26 Blunck 1933, S. 199. Zit. nach v. Bormann 1976, S. 259.


Dieser vage Appell an das Irrationale und Wurzelhafte „des Lebens“ wurde zur Leitlinie ebenso bei der Auswahl der Lesestücke wie bei den Texten, die sich zur Vertonung anboten.


Nimmt man ein Lesebuch wie Das ewige Deutschland (1940) für die achte Klasse zur Hand, so wird unter den vorrangigen Zielvorstellungen auch der Judenhaß deutlich. Stets sind die Herausgeber auf der Suche nach historischer Verwurzelung und „Legitimation“. Allein in diesem Band kommt der politisch einflußreiche antisemitische Göttinger Orientalist und Kulturphilosoph Paul de Lagarde (1827–1891) in vielen Beiträgen auf 25 Seiten zu Wort, als historischer Gewährsmann für nationalsozialistische Anschauungen. Durchgehend werden die Juden diffamiert: de Lagarde behauptete bereits 1884, der „Jude..., weil er uns fremd ist, erzeugt in unserem Körper Eiterung“. Und Eiterbeulen müssen natürlich ausgedrückt werden. Er behauptete weiter, „daß die Juden... die Träger der Verwesung sind“. Und: „Wer nicht will, daß das deutsche Reich der Tummelplatz der homunculi werde, der muß gegen Juden und Liberale... Front machen.“27

27 Hackenberg/Schwarz 1940, S. 304 ff.

De Lagarde definierte in einer Anmerkung, was er unter homunculi verstand, nämlich „nicht gezeugte und geborene, sondern künstlich zusammengebraute Menschlein“.

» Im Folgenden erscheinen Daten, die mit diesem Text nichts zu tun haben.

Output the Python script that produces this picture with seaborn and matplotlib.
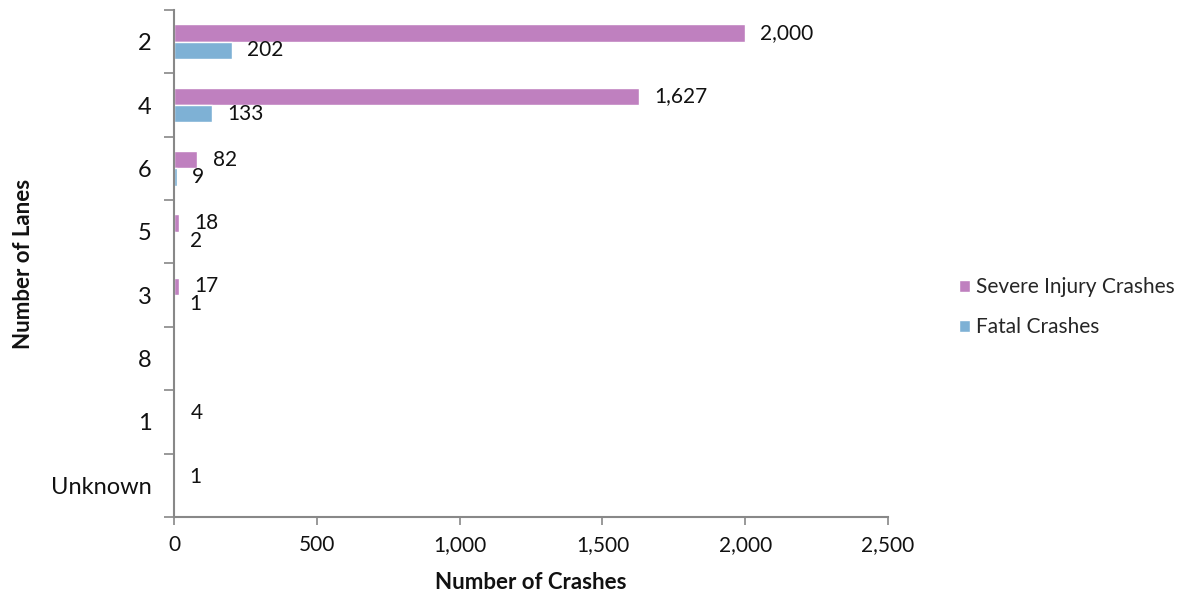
import numpy as np
import pandas as pd
import matplotlib
matplotlib.use("Agg")
import matplotlib.pyplot as plt
import seaborn as sns
from matplotlib.ticker import FuncFormatter, FixedLocator

lanes = ["2", "4", "6", "5", "3", "8", "1", "Unknown"]
severe_injury = [2000, 1627, 82, 18, 17, np.nan, 4, 1]
fatal = [202, 133, 9, 2, 1, np.nan, np.nan, np.nan]
series_names = ["Severe Injury Crashes", "Fatal Crashes"]
x_ticks = [0, 500, 1000, 1500, 2000, 2500]

colors = ["#BF80BF", "#7EB1D5"]

df = pd.concat([
    pd.DataFrame({"lanes": lanes, "crashes": severe_injury, "type": series_names[0]}),
    pd.DataFrame({"lanes": lanes, "crashes": fatal, "type": series_names[1]}),
]).dropna()

sns.set_style("white")
plt.rcParams["font.family"] = ["Lato", "DejaVu Sans"]

fig = plt.figure(figsize=(12, 6.01), dpi=100)
ax = fig.add_axes([0.145, 0.1398, 0.595, 0.8436])

sns.barplot(data=df, x="crashes", y="lanes", hue="type", order=lanes,
            hue_order=series_names, palette=colors, orient="h",
            width=0.55, ax=ax, errorbar=None, saturation=1)

for cont in ax.containers:
    ax.bar_label(cont, fmt="{:,.0f}", padding=11, fontsize=15, color="#111111")

ax.set_xlim(0, 2500)
ax.set_ylim(len(lanes) - 0.5, -0.5)
ax.xaxis.set_major_locator(FixedLocator(x_ticks))
ax.xaxis.set_major_formatter(FuncFormatter(lambda v, p: f"{v:,.0f}"))
ax.tick_params(axis="x", labelsize=15, length=6, color="#888888", width=1.2,
               labelcolor="#111111", pad=7, bottom=True)
ax.tick_params(axis="y", which="major", labelsize=17, length=0, pad=16,
               labelcolor="#111111")
ax.yaxis.set_minor_locator(FixedLocator(np.arange(-0.5, len(lanes), 1.0)))
ax.tick_params(axis="y", which="minor", length=7, color="#888888", width=1.2, left=True)

for side in ["top", "right"]:
    ax.spines[side].set_visible(False)
for side in ["left", "bottom"]:
    ax.spines[side].set_color("#888888")
    ax.spines[side].set_linewidth(1.5)

ax.set_xlabel("Number of Crashes", fontsize=16, fontweight="bold", labelpad=12,
              color="#111111")
ax.set_ylabel("Number of Lanes", fontsize=16, fontweight="bold", labelpad=12,
              color="#111111")

handles, labels = ax.get_legend_handles_labels()
ax.legend(handles, labels, loc="center left", bbox_to_anchor=(1.1, 0.414),
          frameon=False, fontsize=15, handlelength=0.5, handleheight=0.5,
          handletextpad=0.3, labelspacing=0.95, borderpad=0, borderaxespad=0)

fig.savefig("out.png", dpi=100)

In welchem Ausmaß der schulische Musikunterricht – weit überwiegend nur Gesangunterricht – quantitativ wie qualitativ von solchen und ähnlichen Indoktrinationen bestimmt war, läßt sich heute kaum noch eruieren. Auf jeden Fall zeigen Beispiele, daß rassistische Faktoren doch eine Rolle spielten, und zwar über das Singen von NS-Liedern hinaus. So äußerte sich der Bremerhavener Musiklehrer Bierwirh 1938 über den Musikgeschichtsunterricht an seiner höheren Schule völlig unzweideutig: Die Schüler sehen „unsere unsterblichen Meister, die der deutschen Musik die Führerstelle in der Welt erwarben, unter dem Gesichtswinkel von ‚Musik und Rasse‘...“.28

28 Stuckert 1938, S. 36 f.


Die „Weltmachtstellung“ der deutschen Kultur und insbesondere der Musik wurde ebenso wie zu Kaisers Zeiten auch, und das noch verstärkt, im Dritten Reich betont – Akte der Selbst-Schmeichelei und Selbstbestätigungsrituale vor dem Hintergrund rassischer Hochwertung.